Written instruction – Set the lines down again exactly, first line through the line that contains "plt.rcParams['font.family'] = ['Liberation", with no pictures.
^^^^
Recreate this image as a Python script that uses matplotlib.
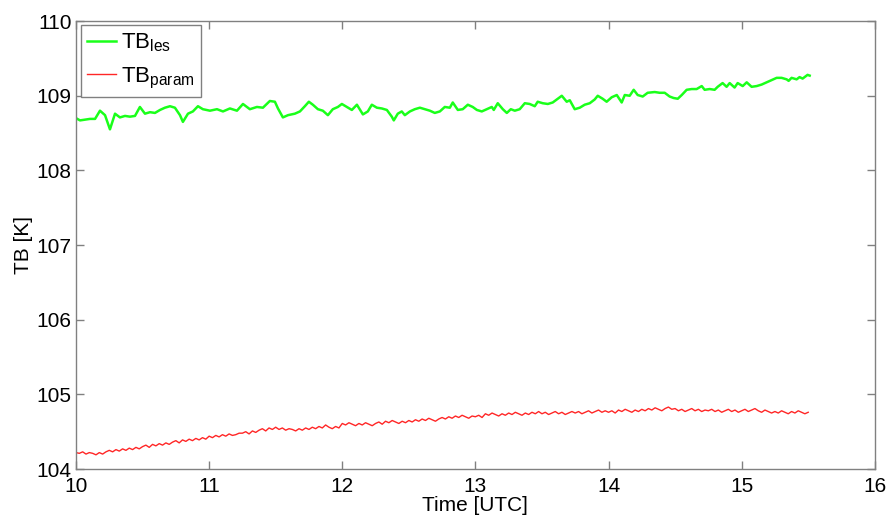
# TB time series: LES vs parametrised
import numpy as np
import matplotlib
matplotlib.use("Agg")
import matplotlib.pyplot as plt

plt.rcParams['font.family'] = ['Liberation Sans', 'DejaVu Sans']

# green series
t_les = [10.000, 10.030, 10.068, 10.105, 10.143, 10.180, 10.218, 10.255, 10.293, 10.330,
         10.368, 10.405, 10.443, 10.480, 10.518, 10.556, 10.593, 10.631, 10.668, 10.706,
         10.743, 10.781, 10.803, 10.841, 10.878, 10.916, 10.953, 11.006, 11.059, 11.104,
         11.156, 11.209, 11.254, 11.306, 11.359, 11.404, 11.456, 11.494, 11.517, 11.554,
         11.592, 11.644, 11.682, 11.719, 11.749, 11.779, 11.817, 11.854, 11.892, 11.929,
         11.967, 11.997, 12.035, 12.072, 12.110, 12.155, 12.192, 12.222, 12.260, 12.297,
         12.335, 12.372, 12.387, 12.417, 12.447, 12.470, 12.508, 12.545, 12.583, 12.620,
         12.658, 12.695, 12.733, 12.770, 12.808, 12.830, 12.868, 12.905, 12.943, 12.980,
         13.011, 13.048, 13.086, 13.123, 13.138, 13.168, 13.206, 13.236, 13.266, 13.296,
         13.333, 13.371, 13.408, 13.446, 13.468, 13.506, 13.544, 13.581, 13.619, 13.649,
         13.686, 13.709, 13.746, 13.784, 13.821, 13.859, 13.896, 13.919, 13.956, 13.986,
         14.024, 14.062, 14.099, 14.122, 14.159, 14.189, 14.219, 14.257, 14.294, 14.347,
         14.384, 14.422, 14.459, 14.489, 14.520, 14.550, 14.587, 14.625, 14.662, 14.700,
         14.722, 14.760, 14.797, 14.820, 14.857, 14.887, 14.910, 14.947, 14.970, 15.008,
         15.038, 15.075, 15.113, 15.150, 15.188, 15.225, 15.263, 15.300, 15.338, 15.353,
         15.375, 15.413, 15.435, 15.458, 15.495, 15.511]
tb_les = [108.70, 108.67, 108.68, 108.69, 108.69, 108.80, 108.74, 108.55, 108.76, 108.71,
          108.73, 108.72, 108.73, 108.85, 108.76, 108.78, 108.77, 108.81, 108.84, 108.86,
          108.84, 108.74, 108.65, 108.76, 108.79, 108.86, 108.82, 108.80, 108.82, 108.79,
          108.83, 108.80, 108.89, 108.82, 108.85, 108.84, 108.93, 108.92, 108.83, 108.71,
          108.74, 108.76, 108.79, 108.86, 108.92, 108.88, 108.82, 108.80, 108.74, 108.82,
          108.85, 108.89, 108.85, 108.81, 108.88, 108.75, 108.79, 108.88, 108.84, 108.83,
          108.81, 108.72, 108.67, 108.76, 108.79, 108.74, 108.79, 108.82, 108.84, 108.82,
          108.80, 108.77, 108.79, 108.85, 108.84, 108.91, 108.81, 108.82, 108.88, 108.85,
          108.81, 108.79, 108.82, 108.85, 108.81, 108.90, 108.82, 108.77, 108.82, 108.80,
          108.82, 108.90, 108.89, 108.86, 108.92, 108.90, 108.89, 108.91, 108.96, 109.00,
          108.92, 108.94, 108.82, 108.84, 108.88, 108.90, 108.95, 109.00, 108.96, 108.92,
          108.98, 109.01, 108.91, 109.01, 109.00, 109.08, 109.01, 108.99, 109.04, 109.05,
          109.04, 109.04, 108.99, 108.97, 108.96, 109.01, 109.08, 109.09, 109.09, 109.13,
          109.08, 109.09, 109.08, 109.12, 109.17, 109.12, 109.17, 109.11, 109.17, 109.13,
          109.18, 109.12, 109.13, 109.15, 109.18, 109.21, 109.24, 109.24, 109.22, 109.20,
          109.24, 109.22, 109.25, 109.23, 109.28, 109.27]

# red series, every 0.025 h from 10.0 to 15.5
tb_param = [104.22, 104.21, 104.23, 104.20, 104.22, 104.21, 104.19, 104.22, 104.20, 104.23,
            104.25, 104.23, 104.26, 104.24, 104.27, 104.25, 104.28, 104.26, 104.29, 104.27,
            104.30, 104.32, 104.29, 104.33, 104.31, 104.34, 104.32, 104.35, 104.33, 104.36,
            104.38, 104.35, 104.39, 104.37, 104.40, 104.38, 104.41, 104.39, 104.42, 104.40,
            104.44, 104.42, 104.45, 104.43, 104.46, 104.44, 104.47, 104.45, 104.46, 104.48,
            104.48, 104.50, 104.47, 104.51, 104.49, 104.52, 104.54, 104.51, 104.55, 104.53,
            104.56, 104.53, 104.55, 104.52, 104.54, 104.53, 104.51, 104.54, 104.52, 104.55,
            104.53, 104.56, 104.54, 104.57, 104.55, 104.59, 104.56, 104.54, 104.57, 104.55,
            104.61, 104.59, 104.62, 104.60, 104.58, 104.61, 104.59, 104.62, 104.60, 104.58,
            104.61, 104.63, 104.60, 104.64, 104.62, 104.65, 104.63, 104.61, 104.64, 104.62,
            104.65, 104.63, 104.66, 104.64, 104.67, 104.65, 104.68, 104.66, 104.64, 104.67,
            104.69, 104.67, 104.70, 104.68, 104.71, 104.69, 104.72, 104.70, 104.68, 104.71,
            104.70, 104.72, 104.69, 104.74, 104.72, 104.75, 104.73, 104.71, 104.74, 104.72,
            104.75, 104.73, 104.76, 104.74, 104.72, 104.75, 104.73, 104.76, 104.74, 104.77,
            104.74, 104.76, 104.73, 104.75, 104.77, 104.74, 104.76, 104.73, 104.75, 104.77,
            104.75, 104.77, 104.74, 104.76, 104.78, 104.75, 104.77, 104.79, 104.76, 104.78,
            104.76, 104.78, 104.75, 104.79, 104.77, 104.80, 104.78, 104.76, 104.79, 104.77,
            104.80, 104.78, 104.81, 104.79, 104.82, 104.80, 104.78, 104.81, 104.83, 104.80,
            104.81, 104.78, 104.80, 104.77, 104.79, 104.81, 104.78, 104.80, 104.77, 104.79,
            104.78, 104.80, 104.77, 104.79, 104.76, 104.78, 104.80, 104.77, 104.79, 104.76,
            104.78, 104.80, 104.77, 104.79, 104.81, 104.78, 104.76, 104.79, 104.77, 104.75,
            104.77, 104.75, 104.78, 104.76, 104.74, 104.77, 104.75, 104.78, 104.76, 104.74,
            104.76]
t_param = np.linspace(10, 15.5, len(tb_param))

x_ticks = [10, 11, 12, 13, 14, 15, 16]
y_ticks = [104, 105, 106, 107, 108, 109, 110]

fig = plt.figure(figsize=(8.89, 5.15), dpi=100)
ax = fig.add_axes([0.0855, 0.0893, 0.8985, 0.8697])

ax.plot(t_les, tb_les, color=(0.1, 1.0, 0.1), lw=1.8, label=r"TB$_\mathregular{les}$")
ax.plot(t_param, tb_param, color=(1.0, 0.15, 0.15), lw=1.0, label=r"TB$_\mathregular{param}$")

ax.set_xlim(10, 16)
ax.set_ylim(104, 110)
ax.set_xticks(x_ticks)
ax.set_yticks(y_ticks)
ax.tick_params(direction="in", top=True, right=True, length=6, width=1,
               color="#808080", labelsize=15)
ax.tick_params(axis="y", pad=3)
ax.tick_params(axis="x", pad=6)
for s in ax.spines.values():
    s.set_color("#808080")
    s.set_linewidth(1.0)

ax.set_xlabel("Time [UTC]", fontsize=15, labelpad=0)
ax.set_ylabel("TB [K]", fontsize=15, labelpad=3)

leg = ax.legend(loc="upper left", bbox_to_anchor=(0.006, 0.991), borderaxespad=0,
                fontsize=16, handlelength=1.3, handletextpad=0.2, borderpad=0.3,
                labelspacing=0.5, fancybox=False, framealpha=1)
leg.get_frame().set_edgecolor("#808080")
leg.get_frame().set_linewidth(1.0)

plt.savefig("out.png", dpi=100)
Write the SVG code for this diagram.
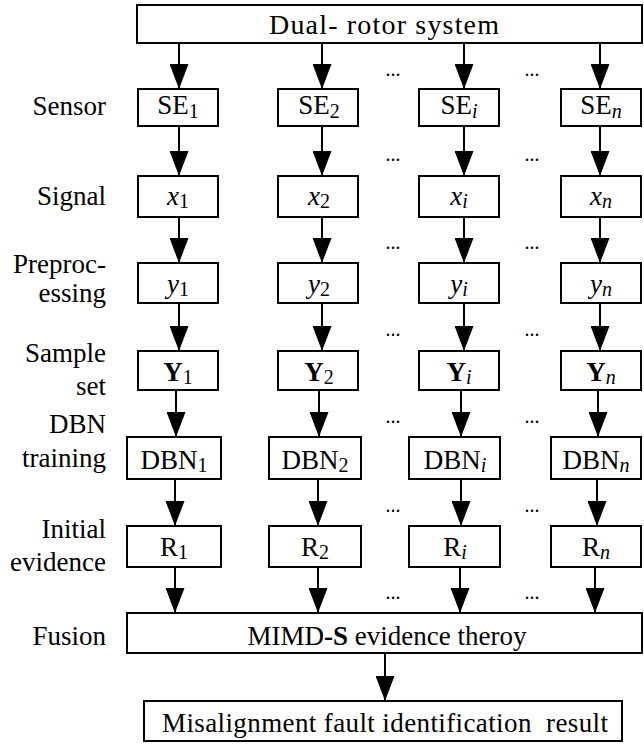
^^^^
Exercise response –
Recreate this image as a Python script that uses matplotlib.
# TB time series: LES vs parametrised
import numpy as np
import matplotlib
matplotlib.use("Agg")
import matplotlib.pyplot as plt

plt.rcParams['font.family'] = ['Liberation Sans', 'DejaVu Sans']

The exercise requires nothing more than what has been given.